### [WHAT TO PRODUCE]
Extract the text of each entry below exactly, leaving every image behind.

### [MATERIALS PROVIDED]
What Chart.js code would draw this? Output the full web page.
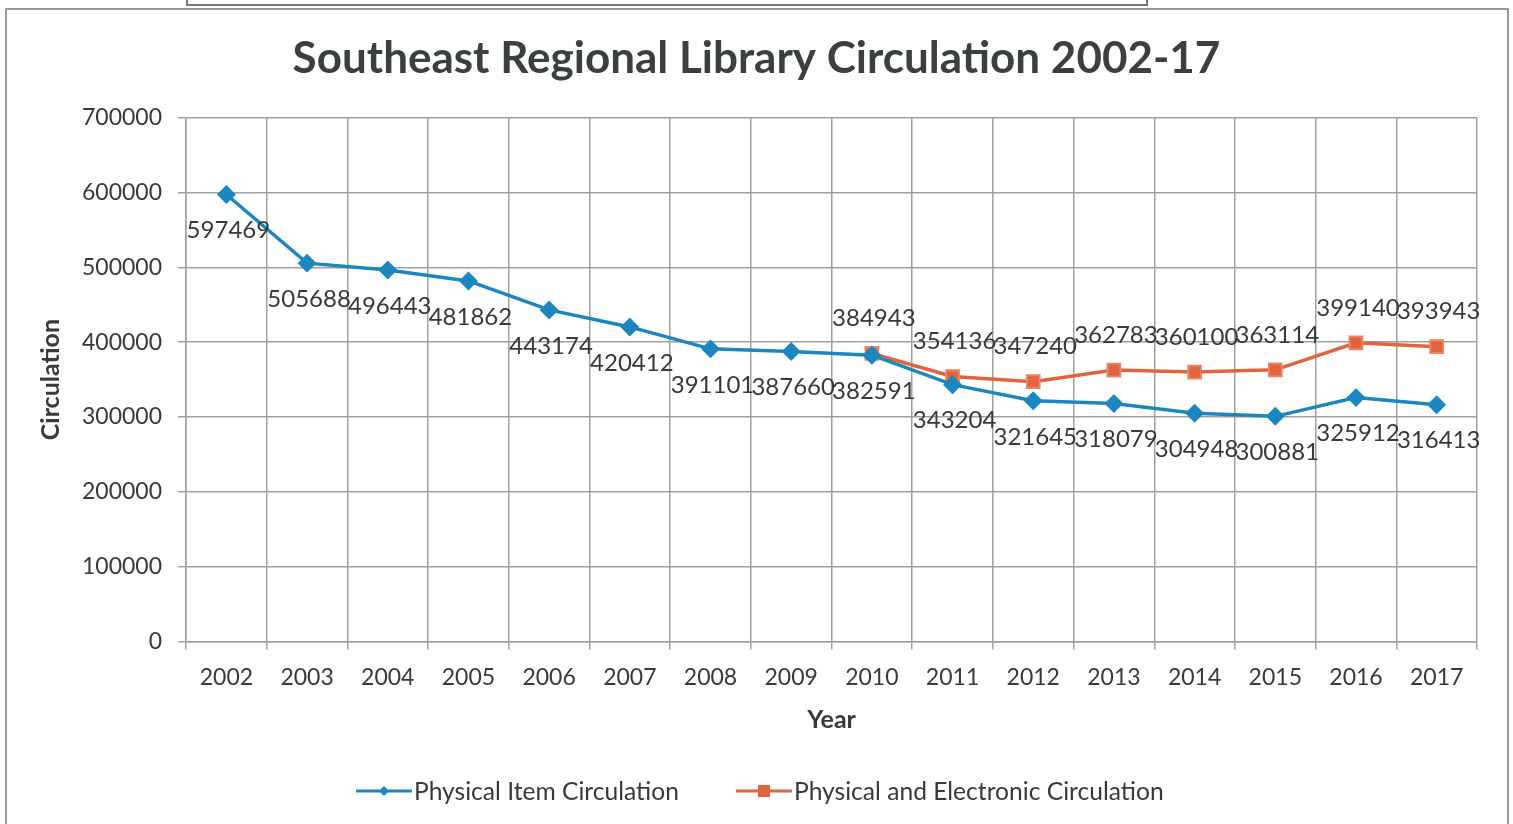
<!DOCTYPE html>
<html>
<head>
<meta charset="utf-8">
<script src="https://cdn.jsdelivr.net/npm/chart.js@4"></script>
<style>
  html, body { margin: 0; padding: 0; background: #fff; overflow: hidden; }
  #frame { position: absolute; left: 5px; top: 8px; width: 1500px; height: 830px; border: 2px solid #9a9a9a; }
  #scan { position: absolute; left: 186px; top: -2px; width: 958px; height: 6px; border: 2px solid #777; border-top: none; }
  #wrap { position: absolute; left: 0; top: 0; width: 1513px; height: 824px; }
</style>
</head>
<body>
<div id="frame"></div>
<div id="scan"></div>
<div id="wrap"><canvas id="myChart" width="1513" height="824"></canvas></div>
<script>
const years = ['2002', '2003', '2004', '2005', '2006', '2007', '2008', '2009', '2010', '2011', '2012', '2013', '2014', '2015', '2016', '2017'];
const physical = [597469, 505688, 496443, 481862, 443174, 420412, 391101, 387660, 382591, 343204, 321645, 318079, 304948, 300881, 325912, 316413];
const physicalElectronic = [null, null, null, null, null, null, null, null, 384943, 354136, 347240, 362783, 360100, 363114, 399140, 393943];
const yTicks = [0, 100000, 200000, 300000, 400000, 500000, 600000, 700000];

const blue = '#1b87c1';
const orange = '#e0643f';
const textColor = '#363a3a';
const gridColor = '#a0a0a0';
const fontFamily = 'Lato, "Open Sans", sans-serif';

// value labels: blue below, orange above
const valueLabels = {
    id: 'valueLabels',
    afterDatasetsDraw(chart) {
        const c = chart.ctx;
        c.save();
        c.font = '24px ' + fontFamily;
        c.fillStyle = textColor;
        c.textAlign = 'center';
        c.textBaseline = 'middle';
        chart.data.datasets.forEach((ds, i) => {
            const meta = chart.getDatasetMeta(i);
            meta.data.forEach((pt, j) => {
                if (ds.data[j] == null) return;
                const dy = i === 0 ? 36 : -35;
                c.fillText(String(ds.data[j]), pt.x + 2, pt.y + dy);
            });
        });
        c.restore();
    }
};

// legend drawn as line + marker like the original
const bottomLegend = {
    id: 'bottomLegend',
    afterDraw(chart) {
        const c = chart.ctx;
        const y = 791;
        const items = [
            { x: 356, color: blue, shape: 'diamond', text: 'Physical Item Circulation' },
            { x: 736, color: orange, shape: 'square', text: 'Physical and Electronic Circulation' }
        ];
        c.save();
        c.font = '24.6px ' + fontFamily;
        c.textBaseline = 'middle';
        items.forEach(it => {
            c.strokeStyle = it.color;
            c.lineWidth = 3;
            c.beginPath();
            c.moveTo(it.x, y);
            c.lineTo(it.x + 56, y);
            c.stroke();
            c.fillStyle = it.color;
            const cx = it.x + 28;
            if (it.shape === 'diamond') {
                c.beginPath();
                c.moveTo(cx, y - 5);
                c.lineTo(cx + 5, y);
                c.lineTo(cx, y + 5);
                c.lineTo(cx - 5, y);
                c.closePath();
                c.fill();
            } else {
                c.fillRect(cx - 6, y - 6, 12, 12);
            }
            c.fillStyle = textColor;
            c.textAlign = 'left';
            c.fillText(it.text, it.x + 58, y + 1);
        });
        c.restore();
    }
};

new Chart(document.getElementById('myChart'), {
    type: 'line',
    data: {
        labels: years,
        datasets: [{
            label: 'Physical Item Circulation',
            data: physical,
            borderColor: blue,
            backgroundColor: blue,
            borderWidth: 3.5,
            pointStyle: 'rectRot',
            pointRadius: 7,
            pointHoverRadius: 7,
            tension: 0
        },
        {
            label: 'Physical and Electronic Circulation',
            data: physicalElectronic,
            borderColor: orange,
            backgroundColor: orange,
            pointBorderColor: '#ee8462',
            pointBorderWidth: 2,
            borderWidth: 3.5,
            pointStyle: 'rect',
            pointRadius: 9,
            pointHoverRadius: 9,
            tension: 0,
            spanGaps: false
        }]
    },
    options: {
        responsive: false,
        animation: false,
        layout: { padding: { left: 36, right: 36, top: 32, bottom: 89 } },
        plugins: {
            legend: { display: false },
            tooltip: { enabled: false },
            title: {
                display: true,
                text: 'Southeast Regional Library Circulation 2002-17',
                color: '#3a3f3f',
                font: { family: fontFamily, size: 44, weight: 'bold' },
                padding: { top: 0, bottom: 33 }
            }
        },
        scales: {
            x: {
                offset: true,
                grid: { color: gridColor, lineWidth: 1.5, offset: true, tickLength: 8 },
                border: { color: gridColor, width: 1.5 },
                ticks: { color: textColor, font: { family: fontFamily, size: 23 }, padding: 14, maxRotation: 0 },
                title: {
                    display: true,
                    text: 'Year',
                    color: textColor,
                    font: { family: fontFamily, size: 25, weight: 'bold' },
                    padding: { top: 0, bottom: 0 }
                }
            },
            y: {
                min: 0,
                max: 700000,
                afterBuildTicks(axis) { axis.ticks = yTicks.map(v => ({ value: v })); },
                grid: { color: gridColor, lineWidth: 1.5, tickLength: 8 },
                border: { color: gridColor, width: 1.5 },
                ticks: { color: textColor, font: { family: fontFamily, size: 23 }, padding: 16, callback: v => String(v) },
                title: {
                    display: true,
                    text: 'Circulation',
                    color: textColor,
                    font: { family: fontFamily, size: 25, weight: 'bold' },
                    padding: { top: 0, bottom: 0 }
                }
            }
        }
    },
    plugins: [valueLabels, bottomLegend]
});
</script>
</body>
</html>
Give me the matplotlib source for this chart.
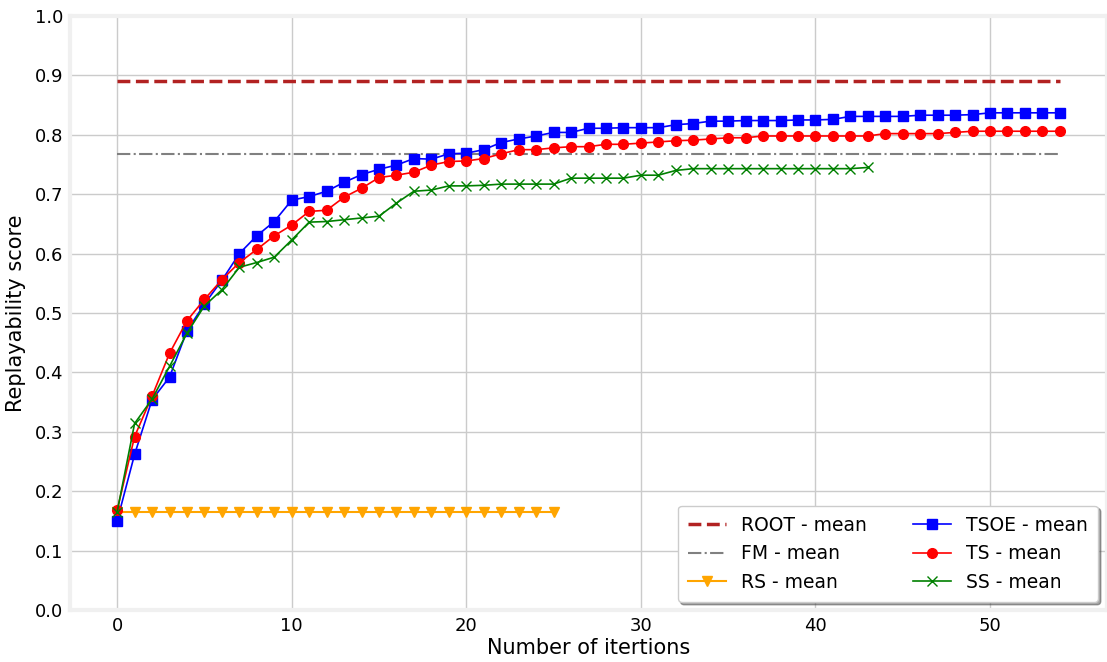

### [THE REPLY]
What Chart.js code would draw this? Output the full web page.
<!DOCTYPE html>
<html>
<head>
<meta charset="utf-8">
<script src="https://cdn.jsdelivr.net/npm/chart.js@4"></script>
<style>
  html, body { margin: 0; padding: 0; background: #fff; overflow: hidden; }
  #frame { position: absolute; left: 5px; top: 8px; width: 1500px; height: 830px; border: 2px solid #9a9a9a; }
  #scan { position: absolute; left: 186px; top: -2px; width: 958px; height: 6px; border: 2px solid #777; border-top: none; }
  #wrap { position: absolute; left: 0; top: 0; width: 1513px; height: 824px; }
</style>
</head>
<body>
<div id="frame"></div>
<div id="scan"></div>
<div id="wrap"><canvas id="myChart" width="1513" height="824"></canvas></div>
<script>
const years = ['2002', '2003', '2004', '2005', '2006', '2007', '2008', '2009', '2010', '2011', '2012', '2013', '2014', '2015', '2016', '2017'];
const physical = [597469, 505688, 496443, 481862, 443174, 420412, 391101, 387660, 382591, 343204, 321645, 318079, 304948, 300881, 325912, 316413];
const physicalElectronic = [null, null, null, null, null, null, null, null, 384943, 354136, 347240, 362783, 360100, 363114, 399140, 393943];
const yTicks = [0, 100000, 200000, 300000, 400000, 500000, 600000, 700000];

const blue = '#1b87c1';
const orange = '#e0643f';
const textColor = '#363a3a';
const gridColor = '#a0a0a0';
const fontFamily = 'Lato, "Open Sans", sans-serif';

// value labels: blue below, orange above
const valueLabels = {
    id: 'valueLabels',
    afterDatasetsDraw(chart) {
        const c = chart.ctx;
        c.save();
        c.font = '24px ' + fontFamily;
        c.fillStyle = textColor;
        c.textAlign = 'center';
        c.textBaseline = 'middle';
        chart.data.datasets.forEach((ds, i) => {
            const meta = chart.getDatasetMeta(i);
            meta.data.forEach((pt, j) => {
                if (ds.data[j] == null) return;
                const dy = i === 0 ? 36 : -35;
                c.fillText(String(ds.data[j]), pt.x + 2, pt.y + dy);
            });
        });
        c.restore();
    }
};

// legend drawn as line + marker like the original
const bottomLegend = {
    id: 'bottomLegend',
    afterDraw(chart) {
        const c = chart.ctx;
        const y = 791;
        const items = [
            { x: 356, color: blue, shape: 'diamond', text: 'Physical Item Circulation' },
            { x: 736, color: orange, shape: 'square', text: 'Physical and Electronic Circulation' }
        ];
        c.save();
        c.font = '24.6px ' + fontFamily;
        c.textBaseline = 'middle';
        items.forEach(it => {
            c.strokeStyle = it.color;
            c.lineWidth = 3;
            c.beginPath();
            c.moveTo(it.x, y);
            c.lineTo(it.x + 56, y);
            c.stroke();
            c.fillStyle = it.color;
            const cx = it.x + 28;
            if (it.shape === 'diamond') {
                c.beginPath();
                c.moveTo(cx, y - 5);
                c.lineTo(cx + 5, y);
                c.lineTo(cx, y + 5);
                c.lineTo(cx - 5, y);
                c.closePath();
                c.fill();
            } else {
                c.fillRect(cx - 6, y - 6, 12, 12);
            }
            c.fillStyle = textColor;
            c.textAlign = 'left';
            c.fillText(it.text, it.x + 58, y + 1);
        });
        c.restore();
    }
};

new Chart(document.getElementById('myChart'), {
    type: 'line',
    data: {
        labels: years,
        datasets: [{
            label: 'Physical Item Circulation',
            data: physical,
            borderColor: blue,
            backgroundColor: blue,
            borderWidth: 3.5,
            pointStyle: 'rectRot',
            pointRadius: 7,
            pointHoverRadius: 7,
            tension: 0
        },
        {
            label: 'Physical and Electronic Circulation',
            data: physicalElectronic,
            borderColor: orange,
            backgroundColor: orange,
            pointBorderColor: '#ee8462',
            pointBorderWidth: 2,
            borderWidth: 3.5,
            pointStyle: 'rect',
            pointRadius: 9,
            pointHoverRadius: 9,
            tension: 0,
            spanGaps: false
        }]
    },
    options: {
        responsive: false,
        animation: false,
        layout: { padding: { left: 36, right: 36, top: 32, bottom: 89 } },
        plugins: {
            legend: { display: false },
            tooltip: { enabled: false },
            title: {
                display: true,
                text: 'Southeast Regional Library Circulation 2002-17',
                color: '#3a3f3f',
                font: { family: fontFamily, size: 44, weight: 'bold' },
                padding: { top: 0, bottom: 33 }
            }
        },
        scales: {
            x: {
                offset: true,
                grid: { color: gridColor, lineWidth: 1.5, offset: true, tickLength: 8 },
                border: { color: gridColor, width: 1.5 },
                ticks: { color: textColor, font: { family: fontFamily, size: 23 }, padding: 14, maxRotation: 0 },
                title: {
                    display: true,
                    text: 'Year',
                    color: textColor,
                    font: { family: fontFamily, size: 25, weight: 'bold' },
                    padding: { top: 0, bottom: 0 }
                }
            },
            y: {
                min: 0,
                max: 700000,
                afterBuildTicks(axis) { axis.ticks = yTicks.map(v => ({ value: v })); },
                grid: { color: gridColor, lineWidth: 1.5, tickLength: 8 },
                border: { color: gridColor, width: 1.5 },
                ticks: { color: textColor, font: { family: fontFamily, size: 23 }, padding: 16, callback: v => String(v) },
                title: {
                    display: true,
                    text: 'Circulation',
                    color: textColor,
                    font: { family: fontFamily, size: 25, weight: 'bold' },
                    padding: { top: 0, bottom: 0 }
                }
            }
        }
    },
    plugins: [valueLabels, bottomLegend]
});
</script>
</body>
</html>
Give me the matplotlib source for this chart.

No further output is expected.